Op lening van ouders bijgeboekte rente aftrekbaar als eigenwoningrente

Volgens het hof is de bijgeboekte rente op de geldlening van ouders in dit geval aftrekbaar als eigenwoningrente. De Hoge Raad bevestigt dit oordeel. 

B heeft bij onderhandse overeenkomst in 2002 een bedrag van € 45 000 geleend van zijn ouders. Hiermee heeft hij het aandeel overgenomen van zijn voormalige echtgenote in de gezamenlijke woning. Tot 2009 heeft hij de rente inderdaad maandelijks betaald aan zijn ouders. In 2009 kwam hij in financiële problemen en is de rente niet meer maandelijks overgemaakt, maar bijgeboekt op de geldlening. Van deze bijboekingen wordt een administratie bijgehouden. B en zijn broer ontvangen reeds jarenlang omstreeks 24 december een schenking van hun ouders van € 5000. Vanaf 2009 wordt die schenking aan B ter betaling van de verschuldigde rente verwerkt in de administratie van de geldlening. Het restant van de schenking wordt gebruikt voor de sanering van andere schulden die B aan zijn ouders heeft. Als de schuld van B nog niet (geheel) is afgelost op het moment van overlijden van zijn ouders, zal (het restant van) de schuld worden verrekend met B’s erfdeel. B is van mening dat het bedrag ad € 2250 dat is bijgeschreven op de lening aftrekbaar is als eigenwoningrente. De inspecteur stelt dat het bedrag is kwijtgescholden en dus niet aftrekbaar is.

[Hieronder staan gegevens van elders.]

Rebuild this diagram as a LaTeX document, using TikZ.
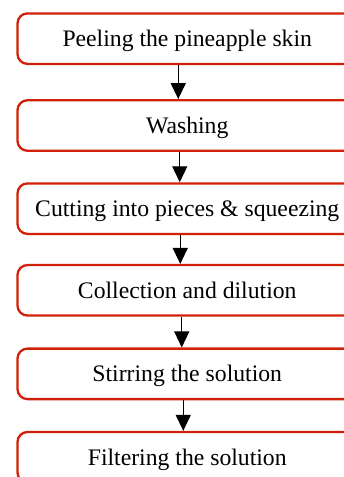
\documentclass[tikz,border=0pt]{standalone}
\usepackage{fontspec}
\setmainfont{Liberation Serif}
\usetikzlibrary{arrows.meta}
\definecolor{boxred}{RGB}{210,32,8}
\begin{document}
\begin{tikzpicture}[x=1pt, y=-1pt,
        stepbox/.style={draw=boxred, line width=2.3pt, rounded corners=10pt,
            minimum width=339.5pt, minimum height=50.5pt, inner sep=0pt,
            text height=15.7pt, text depth=0pt,
            font=\fontsize{23.7}{28}\selectfont},
        flow/.style={-{Triangle[width=15pt, length=16pt]}, line width=1.3pt}]
    \useasboundingbox (0, 0) rectangle (344, 477);
    \clip (0, 0) rectangle (344, 477);
        \node[stepbox, text depth=-8.4pt] (peel) at (187.25, 38.65){Peeling the pineapple skin};
        \node[stepbox] (wash) at (187.25, 125.5){Washing};
        \node[stepbox] (cut) at (187.25, 208.65){Cutting into pieces \& squeezing};
        \node[stepbox] (collect) at (187.25, 290.3){Collection and dilution};
        \node[stepbox] (stir) at (187.25, 373.85){Stirring the solution};
        \node[stepbox] (filter) at (187.25, 457.25){Filtering the solution};
    % arrows between the steps
        \draw[flow] ([xshift=-9pt]peel.south) to ([xshift=-9pt]wash.north);
        \draw[flow] ([xshift=-7.5pt]wash.south) to ([xshift=-7.5pt]cut.north);
        \draw[flow] ([xshift=-7pt]cut.south) to ([xshift=-7pt]collect.north);
        \draw[flow] ([xshift=-5.5pt]collect.south) to ([xshift=-5.5pt]stir.north);
        \draw[flow] ([xshift=-4pt]stir.south) to ([xshift=-4pt]filter.north);
\end{tikzpicture}
\end{document}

In cassatie is in geschil of de over 2009 verschuldigde rente aftrekbaar is als eigenwoningrente ex art. 3.110 Wet IB. Het hof oordeelde dat het op de lening bijgeboekte bedrag ad € 2250 bij B aftrekbaar is als eigenwoningrente.

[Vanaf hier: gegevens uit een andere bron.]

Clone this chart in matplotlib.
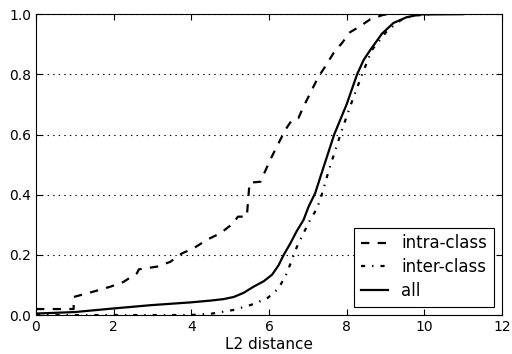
import matplotlib
matplotlib.use("Agg")
import matplotlib.pyplot as plt

# CDF points (L2 distance, cumulative fraction)
intra_x = [0.0, 0.97, 0.97, 1.48, 1.91, 2.25, 2.6, 2.65, 3.12, 3.46, 3.76, 4.06, 4.4,
           4.75, 5.08, 5.2, 5.43, 5.5, 5.78, 6.03, 6.16, 6.29, 6.42, 6.59, 6.76, 6.89,
           7.02, 7.15, 7.28, 7.45, 7.66, 7.88, 8.09, 8.35, 8.61, 8.95, 9.2]
intra_y = [0.02, 0.02, 0.06, 0.078, 0.094, 0.11, 0.139, 0.152, 0.161, 0.177, 0.205, 0.222,
           0.25, 0.272, 0.305, 0.327, 0.327, 0.44, 0.443, 0.515, 0.549, 0.582, 0.615, 0.648,
           0.655, 0.693, 0.726, 0.76, 0.793, 0.826, 0.87, 0.904, 0.94, 0.96, 0.983, 0.998, 1.0]

inter_x = [0.0, 3.97, 4.49, 5.09, 5.52, 5.95, 6.25, 6.46, 6.59, 6.72, 6.89, 7.06, 7.24,
           7.36, 7.54, 7.84, 8.09, 8.4, 8.65, 9.04, 9.38, 9.72, 10.2]
inter_y = [0.0, 0.0, 0.004, 0.017, 0.033, 0.055, 0.089, 0.139, 0.183, 0.227, 0.272, 0.316,
           0.355, 0.4, 0.48, 0.6, 0.693, 0.8, 0.881, 0.944, 0.979, 0.995, 1.0]

all_x = [0.0, 1.0, 2.0, 2.97, 3.97, 4.49, 4.83, 5.09, 5.35, 5.6, 5.86, 6.08, 6.25, 6.38,
         6.55, 6.72, 6.89, 7.02, 7.19, 7.41, 7.68, 8.0, 8.27, 8.44, 8.61, 8.91,
         9.21, 9.55, 9.9, 11.0]
all_y = [0.005, 0.01, 0.022, 0.033, 0.042, 0.048, 0.053, 0.06, 0.074, 0.094, 0.112, 0.134,
         0.166, 0.2, 0.238, 0.28, 0.316, 0.36, 0.405, 0.493, 0.6, 0.70, 0.8, 0.848,
         0.881, 0.935, 0.971, 0.99, 0.999, 1.0]

plt.rcParams["lines.scale_dashes"] = False

fig = plt.figure(figsize=(5.12, 3.54), dpi=100)
ax = fig.add_axes([0.0703, 0.110, 0.910, 0.850])

ax.plot(intra_x, intra_y, color="black", lw=1.6, linestyle=(0, (6, 6)), label="intra-class")
ax.plot(inter_x, inter_y, color="black", lw=1.6, linestyle=(0, (3, 5, 1, 5)), label="inter-class")
ax.plot(all_x, all_y, color="black", lw=1.6, linestyle="-", label="all")

ax.set_xlim(0, 12)
ax.set_ylim(0, 1.0)
ax.set_xticks(range(0, 13, 2))
ax.set_yticks([0.0, 0.2, 0.4, 0.6, 0.8, 1.0])
ax.yaxis.grid(True, color="black", linestyle=(0, (1, 3)), lw=0.8)
ax.tick_params(direction="in", top=True, right=True, length=4, labelsize=10)
ax.set_xlabel("L2 distance", fontsize=11, labelpad=2)

leg = ax.legend(loc="lower right", fontsize=12, fancybox=False, framealpha=1,
                edgecolor="black", borderaxespad=0.5, handlelength=1.6,
                labelspacing=0.35, borderpad=0.4)
leg.get_frame().set_linewidth(0.8)

fig.savefig("out.png", dpi=100)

De Hoge Raad vindt dat het oordeel van het hof, dat het in geschil zijnde bedrag van € 2250 niet is kwijtgescholden, geen blijk geeft van een onjuiste rechtsopvatting. Dit oordeel kan, als verweven met waarderingen van feitelijke aard, voor het overige in cassatie niet op juistheid worden getoetst. Het is ook niet onvoldoende gemotiveerd. Het middel faalt derhalve.